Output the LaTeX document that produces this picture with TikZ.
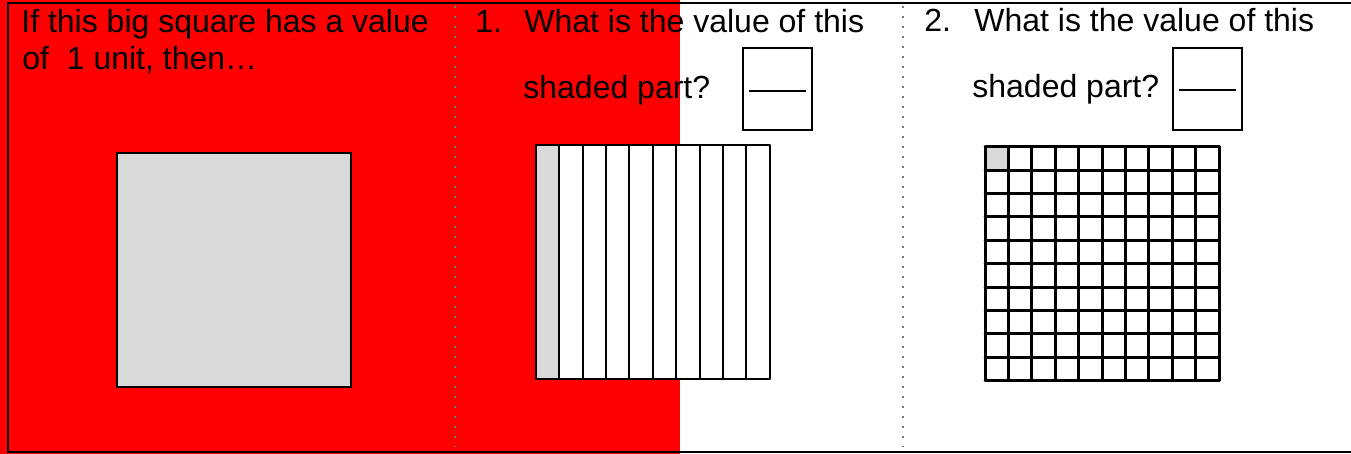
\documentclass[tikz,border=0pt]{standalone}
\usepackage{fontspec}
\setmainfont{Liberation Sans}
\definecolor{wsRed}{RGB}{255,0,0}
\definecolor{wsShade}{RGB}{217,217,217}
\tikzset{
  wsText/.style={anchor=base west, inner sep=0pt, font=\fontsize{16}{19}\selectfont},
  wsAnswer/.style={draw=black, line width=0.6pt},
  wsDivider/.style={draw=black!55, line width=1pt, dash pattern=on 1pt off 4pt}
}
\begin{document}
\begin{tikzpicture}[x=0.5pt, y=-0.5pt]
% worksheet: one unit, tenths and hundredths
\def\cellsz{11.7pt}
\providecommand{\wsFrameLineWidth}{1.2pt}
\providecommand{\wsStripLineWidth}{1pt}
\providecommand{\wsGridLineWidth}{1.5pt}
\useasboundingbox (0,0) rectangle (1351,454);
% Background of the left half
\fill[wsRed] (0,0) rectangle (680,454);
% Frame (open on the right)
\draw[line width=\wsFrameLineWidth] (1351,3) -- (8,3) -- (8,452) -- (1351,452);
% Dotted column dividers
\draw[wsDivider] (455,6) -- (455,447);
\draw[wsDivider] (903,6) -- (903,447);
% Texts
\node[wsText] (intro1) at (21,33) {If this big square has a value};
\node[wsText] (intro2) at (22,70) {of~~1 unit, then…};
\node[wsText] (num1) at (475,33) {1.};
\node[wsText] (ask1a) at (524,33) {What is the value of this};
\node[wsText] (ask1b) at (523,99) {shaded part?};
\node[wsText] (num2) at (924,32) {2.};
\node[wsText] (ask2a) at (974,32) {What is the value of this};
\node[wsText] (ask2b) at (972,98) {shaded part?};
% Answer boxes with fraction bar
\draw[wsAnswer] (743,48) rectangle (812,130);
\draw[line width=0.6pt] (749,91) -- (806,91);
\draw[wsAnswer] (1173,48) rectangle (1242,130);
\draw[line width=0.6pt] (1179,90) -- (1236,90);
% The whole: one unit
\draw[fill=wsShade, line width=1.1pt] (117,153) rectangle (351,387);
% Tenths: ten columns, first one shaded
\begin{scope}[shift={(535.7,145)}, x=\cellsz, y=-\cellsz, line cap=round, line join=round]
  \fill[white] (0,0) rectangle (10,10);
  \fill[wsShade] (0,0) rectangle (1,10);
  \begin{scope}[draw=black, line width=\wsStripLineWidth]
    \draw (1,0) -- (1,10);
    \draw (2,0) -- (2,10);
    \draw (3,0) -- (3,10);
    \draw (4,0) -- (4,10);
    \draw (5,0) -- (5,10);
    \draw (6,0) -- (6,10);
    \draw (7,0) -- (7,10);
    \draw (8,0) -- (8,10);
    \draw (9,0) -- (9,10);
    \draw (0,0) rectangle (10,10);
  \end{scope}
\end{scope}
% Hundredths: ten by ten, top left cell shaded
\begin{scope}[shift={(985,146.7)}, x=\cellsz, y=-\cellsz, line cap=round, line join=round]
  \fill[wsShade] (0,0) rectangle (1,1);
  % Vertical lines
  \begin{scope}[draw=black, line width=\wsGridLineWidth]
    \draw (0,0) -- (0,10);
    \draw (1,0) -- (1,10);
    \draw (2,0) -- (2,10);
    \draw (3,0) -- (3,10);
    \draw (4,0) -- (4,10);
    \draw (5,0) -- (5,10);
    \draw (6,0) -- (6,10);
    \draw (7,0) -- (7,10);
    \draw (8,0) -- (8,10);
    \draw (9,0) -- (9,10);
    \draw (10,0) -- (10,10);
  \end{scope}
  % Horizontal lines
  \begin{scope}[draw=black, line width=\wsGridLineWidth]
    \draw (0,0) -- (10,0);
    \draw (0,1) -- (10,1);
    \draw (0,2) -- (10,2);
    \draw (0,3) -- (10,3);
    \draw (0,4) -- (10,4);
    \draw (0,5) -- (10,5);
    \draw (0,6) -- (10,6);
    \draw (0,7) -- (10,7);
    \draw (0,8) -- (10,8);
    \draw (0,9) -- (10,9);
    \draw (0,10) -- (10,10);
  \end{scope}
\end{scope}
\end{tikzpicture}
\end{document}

● ● ● ●

* _Requirement_
Transcribe all the lines above exactly, apart from the pictures.

* _Reply_
Output the LaTeX document that produces this picture with TikZ.
\documentclass[tikz,border=0pt]{standalone}
\usepackage{fontspec}
\setmainfont{Liberation Sans}
\definecolor{wsRed}{RGB}{255,0,0}
\definecolor{wsShade}{RGB}{217,217,217}
\tikzset{
  wsText/.style={anchor=base west, inner sep=0pt, font=\fontsize{16}{19}\selectfont},
  wsAnswer/.style={draw=black, line width=0.6pt},
  wsDivider/.style={draw=black!55, line width=1pt, dash pattern=on 1pt off 4pt}
}
\begin{document}
\begin{tikzpicture}[x=0.5pt, y=-0.5pt]
% worksheet: one unit, tenths and hundredths
\def\cellsz{11.7pt}
\providecommand{\wsFrameLineWidth}{1.2pt}
\providecommand{\wsStripLineWidth}{1pt}
\providecommand{\wsGridLineWidth}{1.5pt}
\useasboundingbox (0,0) rectangle (1351,454);
% Background of the left half
\fill[wsRed] (0,0) rectangle (680,454);
% Frame (open on the right)
\draw[line width=\wsFrameLineWidth] (1351,3) -- (8,3) -- (8,452) -- (1351,452);
% Dotted column dividers
\draw[wsDivider] (455,6) -- (455,447);
\draw[wsDivider] (903,6) -- (903,447);
% Texts
\node[wsText] (intro1) at (21,33) {If this big square has a value};
\node[wsText] (intro2) at (22,70) {of~~1 unit, then…};
\node[wsText] (num1) at (475,33) {1.};
\node[wsText] (ask1a) at (524,33) {What is the value of this};
\node[wsText] (ask1b) at (523,99) {shaded part?};
\node[wsText] (num2) at (924,32) {2.};
\node[wsText] (ask2a) at (974,32) {What is the value of this};
\node[wsText] (ask2b) at (972,98) {shaded part?};
% Answer boxes with fraction bar
\draw[wsAnswer] (743,48) rectangle (812,130);
\draw[line width=0.6pt] (749,91) -- (806,91);
\draw[wsAnswer] (1173,48) rectangle (1242,130);
\draw[line width=0.6pt] (1179,90) -- (1236,90);
% The whole: one unit
\draw[fill=wsShade, line width=1.1pt] (117,153) rectangle (351,387);
% Tenths: ten columns, first one shaded
\begin{scope}[shift={(535.7,145)}, x=\cellsz, y=-\cellsz, line cap=round, line join=round]
  \fill[white] (0,0) rectangle (10,10);
  \fill[wsShade] (0,0) rectangle (1,10);
  \begin{scope}[draw=black, line width=\wsStripLineWidth]
    \draw (1,0) -- (1,10);
    \draw (2,0) -- (2,10);
    \draw (3,0) -- (3,10);
    \draw (4,0) -- (4,10);
    \draw (5,0) -- (5,10);
    \draw (6,0) -- (6,10);
    \draw (7,0) -- (7,10);
    \draw (8,0) -- (8,10);
    \draw (9,0) -- (9,10);
    \draw (0,0) rectangle (10,10);
  \end{scope}
\end{scope}
% Hundredths: ten by ten, top left cell shaded
\begin{scope}[shift={(985,146.7)}, x=\cellsz, y=-\cellsz, line cap=round, line join=round]
  \fill[wsShade] (0,0) rectangle (1,1);
  % Vertical lines
  \begin{scope}[draw=black, line width=\wsGridLineWidth]
    \draw (0,0) -- (0,10);
    \draw (1,0) -- (1,10);
    \draw (2,0) -- (2,10);
    \draw (3,0) -- (3,10);
    \draw (4,0) -- (4,10);
    \draw (5,0) -- (5,10);
    \draw (6,0) -- (6,10);
    \draw (7,0) -- (7,10);
    \draw (8,0) -- (8,10);
    \draw (9,0) -- (9,10);
    \draw (10,0) -- (10,10);
  \end{scope}
  % Horizontal lines
  \begin{scope}[draw=black, line width=\wsGridLineWidth]
    \draw (0,0) -- (10,0);
    \draw (0,1) -- (10,1);
    \draw (0,2) -- (10,2);
    \draw (0,3) -- (10,3);
    \draw (0,4) -- (10,4);
    \draw (0,5) -- (10,5);
    \draw (0,6) -- (10,6);
    \draw (0,7) -- (10,7);
    \draw (0,8) -- (10,8);
    \draw (0,9) -- (10,9);
    \draw (0,10) -- (10,10);
  \end{scope}
\end{scope}
\end{tikzpicture}
\end{document}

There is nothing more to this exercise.